To begin with, we will find the net force on the body, which can be done with the following manipulation:
But before we continue, we must know that the weight of the ball and the drag force is acting in a downward direction. The net force on the body is acting in the upward direction.
So, by balancing the forces we can write mathematically as:
$
ma = - mg - m\gamma {v^2} \\
a = - \left( {g + \gamma {v^2}} \right) \\
$
Again, we can write:
Acceleration is the rate of change of velocity, which we can write mathematically as:
\[a = \dfrac{{dv}}{{dt}}\]
So, using this in the above equation of acceleration, we get:
$a = - \left( {g + \gamma {v^2}} \right) \\
\Rightarrow\dfrac{{dv}}{{dt}} = - \left( {g + \gamma {v^2}} \right) \\
\Rightarrow\dfrac{{dv}}{{dt}} = - g\left( {1 + \dfrac{{\gamma {v^2}}}{g}} \right) \\$
\[ - gdt = \dfrac{{dv}}{{1 + \dfrac{{\gamma {v^2}}}{g}}}\] …… (1)
Now, we will integrate the equation (1), where time has an upper limit of \[t\] and lower limit of \[0\]. Again, the upper limit of velocity is \[0\] and the lower limit of velocity is \[{V_0}\] .

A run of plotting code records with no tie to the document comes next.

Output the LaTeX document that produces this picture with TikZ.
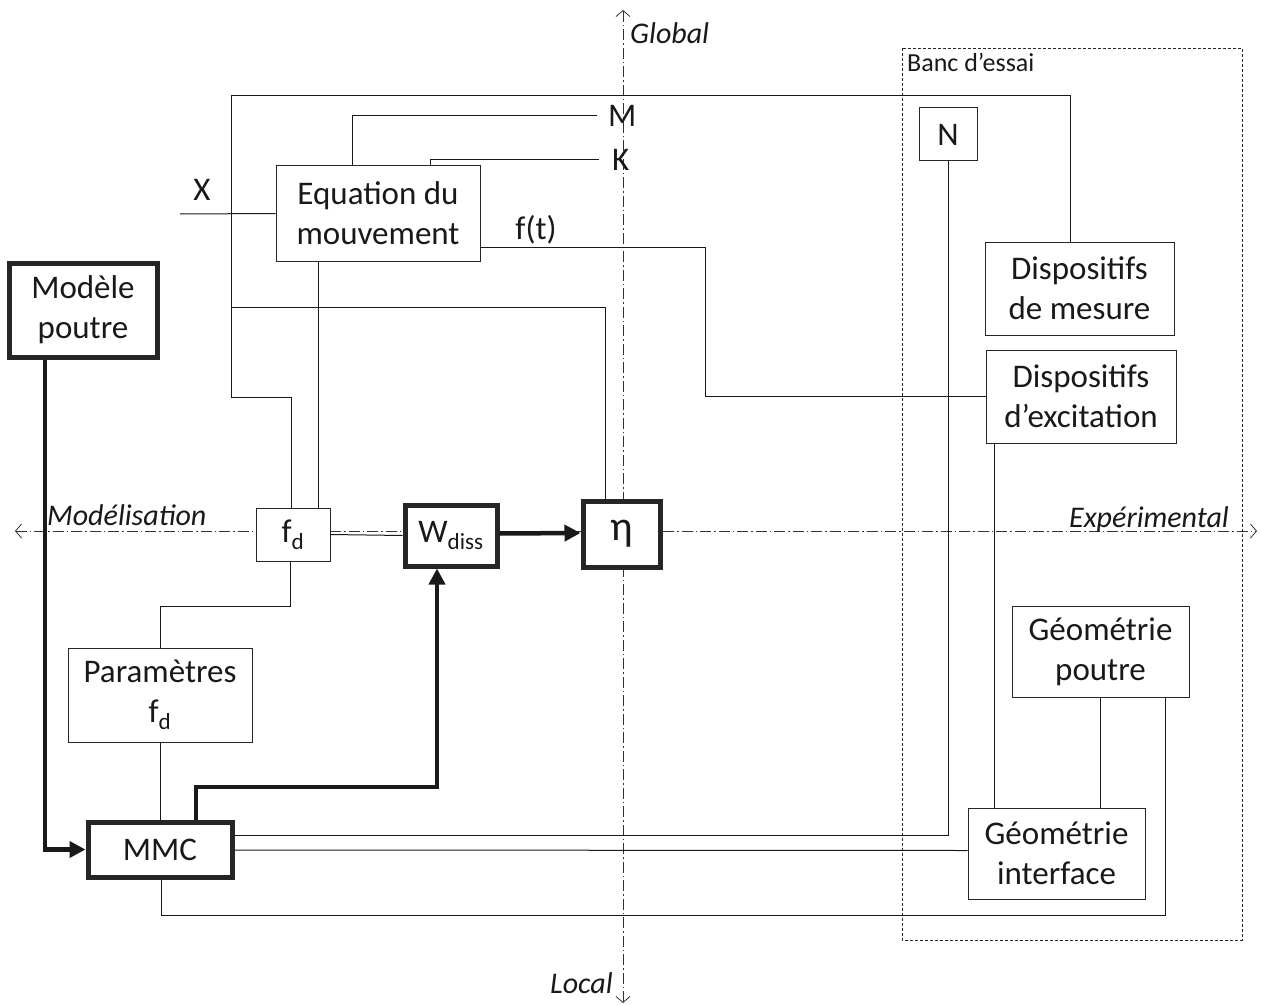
\documentclass[tikz,border=0pt]{standalone}
\usepackage{fontspec}
\setmainfont{Carlito}
\usetikzlibrary{arrows.meta,calc}
\begin{document}
\begin{tikzpicture}[x=1pt,y=-1pt,
  every node/.style={font=\fontsize{33}{40}\selectfont, text=black!90},
  box/.style={draw=black!85, line width=1pt, fill=white, align=center, inner sep=0pt},
  thickbox/.style={box, line width=5pt},
  wire/.style={draw=black!90, line width=1pt},
  thickwire/.style={draw=black!90, line width=4.5pt, -{Triangle[length=16pt,width=16pt]}},
  axis/.style={draw=black!80, line width=0.8pt, dash pattern=on 11pt off 3pt on 1.5pt off 3pt,
    {Straight Barb[length=6pt,width=14pt]}-{Straight Barb[length=6pt,width=14pt]}},
  lab/.style={font=\fontsize{30}{34}\selectfont\itshape, inner sep=0pt},
]
\useasboundingbox[fill=white] (0,0) rectangle (1261,1006);

% axes
\coordinate (atop) at (623,10);
\coordinate (abot) at (623,1003);
\coordinate (aleft) at (15,531);
\coordinate (aright) at (1257,531);
\draw[axis] (abot) -- (atop);
\draw[axis] (aleft) -- (aright);
\node[lab, anchor=west] (glob) at (630,33) {Global};
\node[lab, anchor=east] (loc) at (613,983) {Local};
\node[lab, anchor=base west] (mod) at (47,525) {Modélisation};
\node[lab, anchor=base east] (exp) at (1229,527) {Expérimental};

% Banc d'essai
\draw[black!85, line width=0.8pt, densely dashed] (902,48) rectangle (1242,940);
\node[font=\fontsize{26}{30}\selectfont, anchor=north west, inner sep=0pt] (banc) at (907,53) {Banc d’essai};

% boxes
\node[box, minimum width=204pt, minimum height=95pt] (eq) at (378,213.5) {Equation du\\mouvement};
\node[thickbox, minimum width=148pt, minimum height=94pt] (mp) at (83,310) {Modèle\\poutre};
\node[box, minimum width=74pt, minimum height=53pt] (fd) at (293,534.5) {f\textsubscript{d}};
\node[thickbox, minimum width=92pt, minimum height=61pt] (wd) at (451,535.5) {W\textsubscript{diss}};
\node[thickbox, minimum width=77pt, minimum height=66pt, font=\fontsize{42}{44}\selectfont] (eta) at (621.5,534) {η};
\node[box, minimum width=184pt, minimum height=94pt] (par) at (160,695) {Paramètres\\f\textsubscript{d}};
\node[thickbox, minimum width=144pt, minimum height=55pt] (mmc) at (160,849.5) {MMC};
\node[box, minimum width=58pt, minimum height=53pt] (N) at (948,134.5) {N};
\node[box, minimum width=189pt, minimum height=93pt] (dm) at (1079.5,288.5) {Dispositifs\\de mesure};
\node[box, minimum width=190pt, minimum height=93pt] (de) at (1081,396.5) {Dispositifs\\d’excitation};
\node[box, minimum width=177pt, minimum height=91pt] (gp) at (1100.5,651.5) {Géométrie\\poutre};
\node[box, minimum width=177pt, minimum height=91pt] (gi) at (1056.5,853.5) {Géométrie\\interface};

% labels
\node[inner sep=2pt, anchor=west] (M) at (606,116) {M};
\node[inner sep=2pt, anchor=west] (K) at (610,160) {K};
\node (X) at (202,190) {X};
\node (ft) at (536,230) {f(t)};

% thin wires
\draw[wire] ($(dm.north)+(-9.5,0)$) |- (231,96) -- (231,397) -- (291,397) -- ($(fd.north)+(-2,0)$);
\draw[wire] ($(eq.south)+(-60,0)$) -- ($(fd.north)+(25,0)$);
\coordinate (j1) at (231,307);
\draw[wire] (j1) -- (605,307) -- ($(eta.north)+(-16.5,0)$);
\draw[wire] ($(eq.north)+(-26,0)$) |- ($(M.west)+(-9,0)$);
\draw[wire] ($(eq.north)+(52,0)$) |- ($(K.west)+(-11,0)$);
\coordinate (xin) at (180,214);
\draw[wire] (xin) -- (eq.west);
\draw[wire] ($(eq.east)+(0,33.5)$) -- (705,247) |- (de.west);
\draw[wire] (N.south) |- ($(mmc.east)+(0,-14)$);
\draw[wire] ($(de.south)+(-87,0)$) -- ($(gi.north)+(-62.5,0)$);
\draw[wire] (gp.south) -- (gp.south |- gi.north);
\draw[wire] ($(gp.south)+(64.5,0)$) |- (161,915) -- ($(mmc.south)+(1,0)$);
\draw[wire] ($(gi.west)+(0,-3)$) -- ($(mmc.east)+(0,0.5)$);
\draw[wire] ($(fd.south)+(-3,0)$) |- (160,606) -- (par.north);
\draw[wire] (par.south) -- (mmc.north);
\draw[wire] (fd.east) -- (wd.west);

% thick wires
\draw[thickwire] ($(mp.south)+(-38,0)$) |- (mmc.west);
\draw[thickwire] ($(mmc.north)+(36,0)$) |- (437,787) -- ($(wd.south)+(-14,0)$);
\draw[thickwire] ($(wd.east)+(0,-2)$) -- ($(eta.west)+(0,-1)$);
\end{tikzpicture}
\end{document}
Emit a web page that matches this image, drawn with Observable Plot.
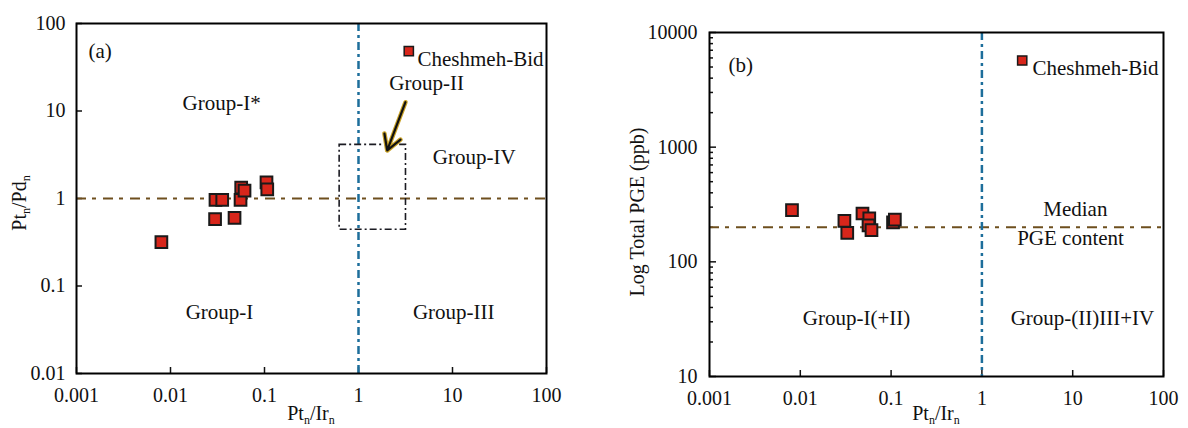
<!DOCTYPE html>
<html>
<head>
<meta charset="utf-8">
<script src="https://cdn.jsdelivr.net/npm/d3@7"></script>
<script src="https://cdn.jsdelivr.net/npm/@observablehq/plot@0.6"></script>
<style>
  html, body { margin: 0; padding: 0; background: #fff; }
  #wrap { display: flex; width: 1188px; height: 428px; overflow: hidden; }
</style>
</head>
<body>
<div id="wrap"></div>
<script>
// ---- Data -------------------------------------------------------------
// Panel (a): Pt_n/Ir_n vs Pt_n/Pd_n for the Cheshmeh-Bid samples
const ptIrA = [0.0080, 0.0301, 0.0355, 0.0298, 0.048, 0.0556, 0.0565, 0.0613, 0.105, 0.107];
const ptPdA = [0.317, 0.966, 0.966, 0.58, 0.60, 0.966, 1.33, 1.23, 1.53, 1.27];

// Panel (b): Pt_n/Ir_n vs total PGE (ppb)
const ptIrB = [0.0081, 0.0306, 0.0329, 0.0484, 0.0575, 0.0564, 0.0608, 0.105, 0.110];
const pgeB  = [283, 228, 179, 264, 240, 208, 189, 221, 233];

// Reference lines and field boundaries
const ptPdDivide = [1];        // horizontal divide, panel (a)
const ptIrDivide = [1];        // vertical divide, both panels
const medianPGE = [200];       // median PGE content, panel (b)
const groupIIPtIr = [0.63, 3.2];   // Group-II box, x extent
const groupIIPtPd = [0.44, 4.1];   // Group-II box, y extent
const arrowFrom = [3.16, 12.6];    // Group-II pointer (Pt/Ir, Pt/Pd)
const arrowTo = [2.02, 3.54];

// Field labels (positioned in data units)
const fieldNamesA = ["Group-I*", "Group-II", "Group-IV", "Group-I", "Group-III"];
const fieldPtIrA  = [0.035, 5.3, 17, 0.0332, 10.3];
const fieldPtPdA  = [12.2, 20.8, 2.96, 0.05, 0.05];

const fieldNamesB = ["Median", "PGE content", "Group-I(+II)", "Group-(II)III+IV"];
const fieldPtIrB  = [10.7, 9.46, 0.0416, 12.8];
const fieldPGEB   = [286, 160, 32, 32];

// Axis ticks
const xTicks = [0.001, 0.01, 0.1, 1, 10, 100];
const yTicksA = [0.01, 0.1, 1, 10, 100];
const yTicksB = [10, 100, 1000, 10000];
const yMinorB = [20, 30, 40, 50, 60, 70, 80, 90, 200, 300, 400, 500, 600, 700, 800, 900,
                 2000, 3000, 4000, 5000, 6000, 7000, 8000, 9000];

const legendName = ["Cheshmeh-Bid"];

// ---- Styles -------------------------------------------------------------
const font = "'Liberation Serif', 'Times New Roman', serif";
const markerFill = "#d8261b";
const markerStroke = "#1a1a1a";
const brownLine = "#6e4f1e";
const blueLine = "#1d6e9b";
const W = 594, H = 428;
const labelSize = 21;
const fmt = d => String(d);

const samplesA = ptIrA.map((x, i) => ({x, y: ptPdA[i]}));
const samplesB = ptIrB.map((x, i) => ({x, y: pgeB[i]}));
const fieldsA = fieldNamesA.map((t, i) => ({t, x: fieldPtIrA[i], y: fieldPtPdA[i]}));
const fieldsB = fieldNamesB.map((t, i) => ({t, x: fieldPtIrB[i], y: fieldPGEB[i]}));

// Axis title with subscripts, appended after Plot renders (svg-local coordinates)
function axisTitle(svg, parts, x, y, angle) {
  const t = d3.select(svg).append("text")
    .attr("transform", `translate(${x},${y}) rotate(${angle})`)
    .attr("text-anchor", "middle")
    .attr("font-family", font)
    .attr("font-size", 20)
    .attr("fill", "#111");
  let shifted = false;
  for (const [base, sub] of parts) {
    t.append("tspan").attr("dy", shifted ? -4 : 0).text(base);
    shifted = false;
    if (sub) {
      t.append("tspan").attr("font-size", 12).attr("dy", 4).text(sub);
      shifted = true;
    }
  }
}

// ---- Panel (a) ----------------------------------------------------------
const mA = {left: 76, right: 48, top: 23, bottom: 55};
const chartA = Plot.plot({
  width: W, height: H,
  marginLeft: mA.left, marginRight: mA.right, marginTop: mA.top, marginBottom: mA.bottom,
  style: {fontFamily: font, fontSize: "20px", background: "white", color: "#111", overflow: "visible"},
  x: {type: "log", domain: [0.001, 100]},
  y: {type: "log", domain: [0.01, 100]},
  marks: [
    Plot.axisX(xTicks, {tickSize: -6, tickPadding: 20, tickFormat: fmt, label: null, strokeWidth: 1.5}),
    Plot.axisY(yTicksA, {tickSize: -6, tickPadding: 17, tickFormat: fmt, label: null, strokeWidth: 1.5}),
    Plot.ruleY(ptPdDivide, {stroke: brownLine, strokeWidth: 2, strokeDasharray: "10,6,4,7"}),
    Plot.ruleX(ptIrDivide, {stroke: blueLine, strokeWidth: 2.5, strokeDasharray: "8,4,3,4"}),
    Plot.rect([0], {x1: () => groupIIPtIr[0], x2: () => groupIIPtIr[1], y1: () => groupIIPtPd[0], y2: () => groupIIPtPd[1],
      fill: "none", stroke: "#1b1b22", strokeWidth: 1.6, strokeDasharray: "7,3,2,3"}),
    Plot.arrow([0], {x1: () => arrowFrom[0], y1: () => arrowFrom[1], x2: () => arrowTo[0], y2: () => arrowTo[1],
      stroke: "#c9a227", strokeWidth: 4.5, headLength: 12}),
    Plot.arrow([0], {x1: () => arrowFrom[0], y1: () => arrowFrom[1], x2: () => arrowTo[0], y2: () => arrowTo[1],
      stroke: "#111", strokeWidth: 2.2, headLength: 12}),
    Plot.text(fieldsA, {x: "x", y: "y", text: "t", fontSize: labelSize, fill: "#111"}),
    Plot.text(["(a)"], {frameAnchor: "top-left", textAnchor: "start", dx: 12, dy: 20, fontSize: labelSize, fill: "#111"}),
    Plot.dot(samplesA, {x: "x", y: "y", symbol: "square", r: 6.6, fill: markerFill, stroke: markerStroke, strokeWidth: 2}),
    Plot.dot([0], {frameAnchor: "top-right", dx: -137.7, dy: 27.7, symbol: "square", r: 5.2,
      fill: markerFill, stroke: markerStroke, strokeWidth: 1.5}),
    Plot.text(legendName, {frameAnchor: "top-right", textAnchor: "end", dx: -3, dy: 27.7, fontSize: labelSize, fill: "#111"}),
    Plot.frame({stroke: "black", strokeWidth: 2})
  ]
});
axisTitle(chartA, [["Pt", "n"], ["/Ir", "n"]], mA.left + (W - mA.left - mA.right) / 2, 420, 0);
axisTitle(chartA, [["Pt", "n"], ["/Pd", "n"]], 26, mA.top + (H - mA.top - mA.bottom) / 2 + 5, -90);

// ---- Panel (b) ----------------------------------------------------------
const mB = {left: 115, right: 25, top: 32, bottom: 52};
const chartB = Plot.plot({
  width: W, height: H,
  marginLeft: mB.left, marginRight: mB.right, marginTop: mB.top, marginBottom: mB.bottom,
  style: {fontFamily: font, fontSize: "20px", background: "white", color: "#111", overflow: "visible"},
  x: {type: "log", domain: [0.001, 100]},
  y: {type: "log", domain: [10, 10000]},
  marks: [
    Plot.axisX(xTicks, {tickSize: -6, tickPadding: 20, tickFormat: fmt, label: null, strokeWidth: 1.5}),
    Plot.axisY(yTicksB, {tickSize: -7, tickPadding: 19, tickFormat: fmt, label: null, strokeWidth: 1.5}),
    Plot.axisY(yMinorB, {tickSize: -4, tickFormat: () => "", label: null, strokeWidth: 1.5}),
    Plot.ruleY(medianPGE, {stroke: brownLine, strokeWidth: 2, strokeDasharray: "10,6,4,7"}),
    Plot.ruleX(ptIrDivide, {stroke: blueLine, strokeWidth: 2.5, strokeDasharray: "8,4,3,4"}),
    Plot.text(fieldsB, {x: "x", y: "y", text: "t", fontSize: labelSize, fill: "#111"}),
    Plot.text(["(b)"], {frameAnchor: "top-left", textAnchor: "start", dx: 19, dy: 25, fontSize: labelSize, fill: "#111"}),
    Plot.dot(samplesB, {x: "x", y: "y", symbol: "square", r: 6.6, fill: markerFill, stroke: markerStroke, strokeWidth: 2}),
    Plot.dot([0], {frameAnchor: "top-right", dx: -141.3, dy: 28, symbol: "square", r: 5.2,
      fill: markerFill, stroke: markerStroke, strokeWidth: 1.5}),
    Plot.text(legendName, {frameAnchor: "top-right", textAnchor: "end", dx: -5, dy: 28, fontSize: labelSize, fill: "#111"}),
    Plot.frame({stroke: "black", strokeWidth: 2})
  ]
});
axisTitle(chartB, [["Pt", "n"], ["/Ir", "n"]], mB.left + (W - mB.left - mB.right) / 2, 420, 0);
axisTitle(chartB, [["Log Total PGE (ppb)", null]], 50, 212, -90);

document.getElementById("wrap").append(chartA, chartB);
</script>
</body>
</html>
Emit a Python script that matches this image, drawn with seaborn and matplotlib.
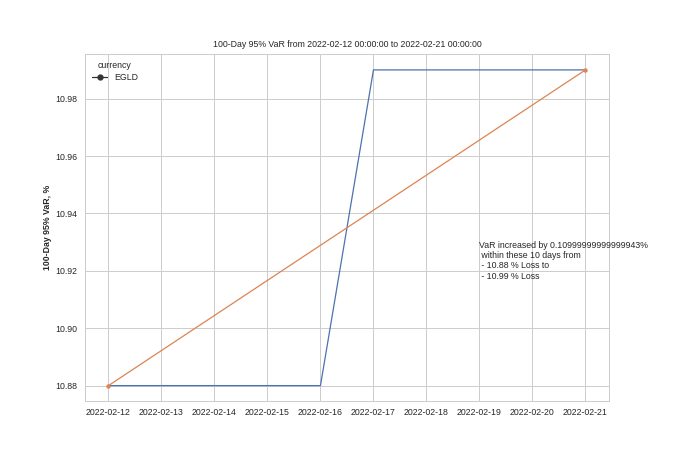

So, the equation (1) becomes:
\[\int_0^t { - gdt} = \int_{{V_0}}^0 {\dfrac{{dv}}{{1 + \dfrac{{\gamma {v^2}}}{g}}}} \] …… (2)
We will apply the integration formula which is given below:
\[\int_0^x {\dfrac{1}{{1 + {x^2}}}} = {\tan ^{ - 1}}x\]
Now, we will manipulate the equation (2) and we get:
$
\int_0^t { - gdt} = \int_{{V_0}}^0 {\dfrac{{dv}}{{1 + \dfrac{{\gamma {v^2}}}{g}}}} \\
\Rightarrow - g \times \int_0^t {dt} = \int_{{V_0}}^0 {\dfrac{{dv}}{{1 + {{\left( {\dfrac{{\sqrt \gamma v}}{{\sqrt g }}} \right)}^2}}}} \\
\Rightarrow - g\left[ t \right]_0^t = \left[ {{{\tan }^{ - 1}}\left( {\dfrac{{\sqrt \gamma v}}{{\sqrt g }}} \right)} \right]_{{V_0}}^0 \\
\Rightarrow - gt = - \sqrt {\dfrac{g}{\gamma }} {\tan ^{ - 1}}\sqrt {\dfrac{\gamma }{g}} {V_0} \\$
Again, manipulating we get:
\[t = \sqrt {\dfrac{1}{{g\gamma }}} {\tan ^{ - 1}}\sqrt {\dfrac{\gamma }{g}} {V_0}\]

Hence, the required by the ball to rise to its zenith is \[\sqrt {\dfrac{1}{{g\gamma }}} {\tan ^{ - 1}}\sqrt {\dfrac{\gamma }{g}} {V_0}\]. Thus the correct option is B.

Note:While solving this problem, you should have a firm knowledge of integration. Most of the students tend to make mistakes while choosing the upper and the lower limits. The initial velocity is the lower limit and the velocity of the ball at the zenith position will become zero, which is the upper limit.